Pyrolysis, which is essentially the thermal decomposition of solid waste through the application of heat without the addition of extra air or oxygen, produces hydrogen, methane, carbon mono-oxide, tar oil and other inert materials as byproducts. The weight of these byproducts is also tracked to ensure these don't pose major health and environmental hazards. The byproducts from the incineration centers include low-grade concrete, which is then sold for bricks and other construction and manufacturing blocks, adhering to the specifications laid down by the government authorities.

Capacity management and the eventual disposal process can be mapped well before time, starting right from the point of waste picture stage at the command center.

Value Adds to the Legacy Process Management

Historically, the term capacity management used to mean "management of various inventories in a manufacturing factory" or "right sizing of internal service delivery to meet current and future business goals and objectives." It's a kind of process management. In practical usage, a legacy system incorporates external factors like availability of products, market dynamism, demand forecasts and internal resource allocation.

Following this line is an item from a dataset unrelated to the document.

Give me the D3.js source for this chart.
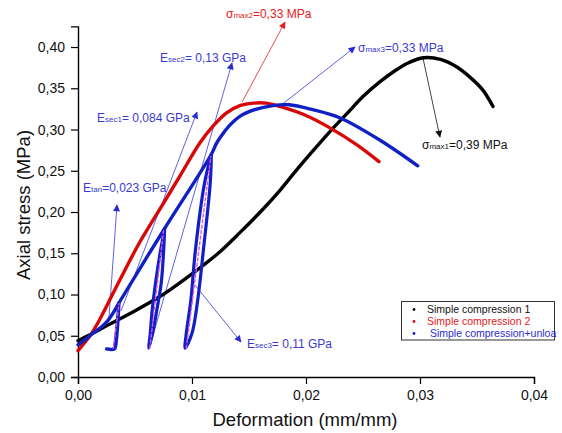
<!DOCTYPE html>
<html><head><meta charset="utf-8">
<script src="https://cdn.jsdelivr.net/npm/d3@7"></script>
<style>body{margin:0;background:#fff}svg{display:block}text{font-family:"Liberation Sans",Arial,sans-serif}</style>
</head><body><svg id="c" width="562" height="433"></svg>
<script>
// ---- data (strain mm/mm, stress MPa) ----
const xTicks = [0, 0.01, 0.02, 0.03, 0.04];
const yTicks = [0, 0.05, 0.10, 0.15, 0.20, 0.25, 0.30, 0.35, 0.40];
const seriesNames = ["Simple compression 1", "Simple compression 2", " Simple compression+unloa"];

const black = [[0,0.044],[0.0013,0.053],[0.0025,0.062],[0.0051,0.081],[0.007,0.096],[0.0081,0.106],[0.01,0.125],[0.0123,0.150],[0.0142,0.175],[0.0162,0.203],[0.0177,0.226],[0.019,0.248],[0.0206,0.274],[0.022,0.296],[0.0235,0.318],[0.025,0.340],[0.0265,0.358],[0.028,0.373],[0.029,0.381],[0.0303,0.387],[0.0318,0.385],[0.0332,0.376],[0.0345,0.362],[0.0355,0.348],[0.0364,0.328]];
const red = [[0,0.032],[0.001,0.049],[0.0018,0.067],[0.0035,0.113],[0.0054,0.163],[0.0076,0.213],[0.009,0.245],[0.0107,0.284],[0.0119,0.305],[0.013,0.320],[0.0142,0.329],[0.0154,0.332],[0.0165,0.332],[0.0177,0.328],[0.020,0.317],[0.0221,0.302],[0.0245,0.281],[0.0264,0.261]];
const blueEnvelope = [[0,0.039],[0.0007,0.046],[0.0013,0.053],[0.002,0.060],[0.0026,0.068],[0.0031,0.078],[0.0036,0.090],[0.0076,0.180],[0.0117,0.270],[0.0121,0.282],[0.0125,0.291],[0.0133,0.305],[0.0142,0.316],[0.0155,0.324],[0.0171,0.329],[0.0185,0.330],[0.0206,0.324],[0.023,0.314],[0.0265,0.287],[0.0298,0.256]];
const blueLoop1 = [[0.0036,0.090],[0.00348,0.072],[0.00335,0.052],[0.0032,0.036],[0.0031,0.034],[0.0025,0.034],[0.0032,0.034],[0.00338,0.046],[0.0035,0.066],[0.0036,0.090]];
const blueLoop2 = [[0.0076,0.180],[0.0072,0.150],[0.0068,0.114],[0.0065,0.080],[0.00632,0.050],[0.0062,0.035],[0.0065,0.050],[0.0069,0.080],[0.0073,0.114],[0.0075,0.150],[0.0076,0.180]];
const blueLoop3 = [[0.0117,0.270],[0.0111,0.235],[0.0103,0.154],[0.0099,0.093],[0.0095,0.053],[0.0094,0.035],[0.0100,0.053],[0.0105,0.093],[0.0110,0.154],[0.0116,0.235],[0.0117,0.270]];
const secantLines = [[[0.0031,0.035],[0.0036,0.089]],[[0.0063,0.035],[0.0075,0.177]],[[0.0095,0.035],[0.01165,0.267]]];

// annotation arrows: from, to (data coords)
const arrows = [
  {from:[0.00272,0.0727], to:[0.00342,0.2085], c:"blue"},
  {from:[0.00377,0.080], to:[0.01044,0.3212], c:"blue"},
  {from:[0.00623,0.0339], to:[0.01351,0.3806], c:"blue"},
  {from:[0.01026,0.1115], to:[0.0143,0.0424], c:"blue"},
  {from:[0.01439,0.3333], to:[0.01816,0.4303], c:"red"},
  {from:[0.01772,0.3285], to:[0.0243,0.4000], c:"blue"},
  {from:[0.03026,0.3867], to:[0.03175,0.2909], c:"black"}
];
const labels = [
  {at:[0.01298,0.4352], main:"σ", sub:"max2", rest:"=0,33 MPa", c:"red"},
  {at:[0.00719,0.3818], main:"E", sub:"sec2", rest:"= 0,13 GPa", c:"blue"},
  {at:[0.02456,0.3939], main:"σ", sub:"max3", rest:"=0,33 MPa", c:"blue"},
  {at:[0.00167,0.3091], main:"E", sub:"sec1", rest:"= 0,084 GPa", c:"blue"},
  {at:[0.03018,0.2764], main:"σ", sub:"max1", rest:"=0,39 MPa", c:"black"},
  {at:[0.00044,0.2242], main:"E", sub:"tan", rest:"=0,023 GPa", c:"blue"},
  {at:[0.01482,0.0352], main:"E", sub:"sec3", rest:"= 0,11 GPa", c:"blue"}
];

// ---- drawing ----
const COL = {black:"#000000", red:"#d80808", blue:"#1020c4"};
const TXT = {black:"#111111", red:"#e42020", blue:"#3a3ad0"};
const svg = d3.select("#c");
const x = d3.scaleLinear().domain([0, 0.04]).range([78, 534]);
const y = d3.scaleLinear().domain([0, 0.425]).range([377, 26.4]);
const fmt = d => d3.format(".2f")(d).replace(".", ",");

// axes
const gx = svg.append("g").attr("transform","translate(0,377)");
gx.call(d3.axisBottom(x).tickValues(d3.range(0.005, 0.04, 0.01)).tickSize(4).tickFormat(""));
gx.call(d3.axisBottom(x).tickValues(xTicks).tickSize(7).tickPadding(6).tickFormat(fmt));
const gy = svg.append("g").attr("transform","translate(78,0)");
gy.call(d3.axisLeft(y).tickValues(d3.range(0.025, 0.43, 0.05)).tickSize(4).tickFormat(""));
gy.call(d3.axisLeft(y).tickValues(yTicks).tickSize(7).tickPadding(6).tickFormat(fmt));
svg.selectAll(".domain").attr("stroke","#000").attr("stroke-width",1.4);
svg.selectAll(".tick line").attr("stroke","#000").attr("stroke-width",1.2);
svg.selectAll(".tick text").attr("font-size",14).attr("fill","#111").attr("font-family","Liberation Sans, Arial, sans-serif");

svg.append("text").attr("x",305).attr("y",426).attr("text-anchor","middle").attr("font-size",18.5).attr("fill","#111").text("Deformation (mm/mm)");
svg.append("text").attr("transform","translate(30,205) rotate(-90)").attr("text-anchor","middle").attr("font-size",18.5).attr("fill","#111").text("Axial stress (MPa)");

// arrow markers
const defs = svg.append("defs");
Object.keys(TXT).forEach(k=>{
  defs.append("marker").attr("id","ah-"+k).attr("viewBox","0 0 10 10").attr("refX",9).attr("refY",5)
    .attr("markerWidth",9).attr("markerHeight",7).attr("markerUnits","userSpaceOnUse").attr("orient","auto")
    .append("path").attr("d","M0,0L10,5L0,10z").attr("fill", k==="red"?"#e42020":(k==="blue"?"#2a2ad0":"#111"));
});

// annotation lines (under curves)
svg.append("g").selectAll("line").data(arrows).join("line")
  .attr("x1",d=>x(d.from[0])).attr("y1",d=>y(d.from[1]))
  .attr("x2",d=>x(d.to[0])).attr("y2",d=>y(d.to[1]))
  .attr("stroke",d=>d.c==="red"?"#e42020":(d.c==="blue"?"#3a3ad8":"#111"))
  .attr("stroke-width",0.8).attr("marker-end",d=>"url(#ah-"+d.c+")");

const smooth = d3.line().x(d=>x(d[0])).y(d=>y(d[1])).curve(d3.curveCatmullRom.alpha(0.5));
const straight = d3.line().x(d=>x(d[0])).y(d=>y(d[1]));
const g = svg.append("g").attr("fill","none").attr("stroke-linecap","round").attr("stroke-linejoin","round");
g.append("path").attr("d",smooth(black)).attr("stroke",COL.black).attr("stroke-width",3.4);
g.append("path").attr("d",smooth(red)).attr("stroke",COL.red).attr("stroke-width",3.4);
g.append("path").attr("d",smooth(blueEnvelope)).attr("stroke",COL.blue).attr("stroke-width",3.4);
[blueLoop1, blueLoop2, blueLoop3].forEach(l=>{
  g.append("path").attr("d",smooth(l)).attr("stroke",COL.blue).attr("stroke-width",3.2);
});
secantLines.forEach(s=>{
  g.append("path").attr("d",straight(s)).attr("stroke","#e050e8").attr("stroke-width",1.4).attr("stroke-dasharray","3,2.5");
});

// labels
labels.forEach(l=>{
  const t = svg.append("text").attr("x",x(l.at[0])).attr("y",y(l.at[1])).attr("fill",TXT[l.c]).attr("font-size",12);
  t.append("tspan").text(l.main);
  t.append("tspan").attr("font-size",8).text(l.sub);
  t.append("tspan").text(l.rest);
});

// legend
const lg = svg.append("g");
lg.append("rect").attr("x",401.5).attr("y",301.5).attr("width",153).attr("height",38.5).attr("fill","#fff").attr("stroke","#333").attr("stroke-width",1);
const lcols = [COL.black, COL.red, COL.blue];
const ltxt = ["#111", "#e42020", "#2a2ad0"];
seriesNames.forEach((n,i)=>{
  lg.append("circle").attr("cx",414).attr("cy",309.5+i*12).attr("r",1.4).attr("fill",lcols[i]);
  lg.append("text").attr("x",427).attr("y",313+i*12).attr("font-size",10.5).attr("fill",ltxt[i]).style("white-space","pre").text(n);
});
</script></body></html>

However, an IoT-based ML platform for waste management adds a dimension of agile, real-time mapping and tracking through smart use of technology, networking, device or sensor management, and machine automation. Integration of all these needs very little human interference, with most of the activities being automated and monitored round the clock by a smart machine with the ability to analyze pictorial data and to do a bit of number crunching, when needed.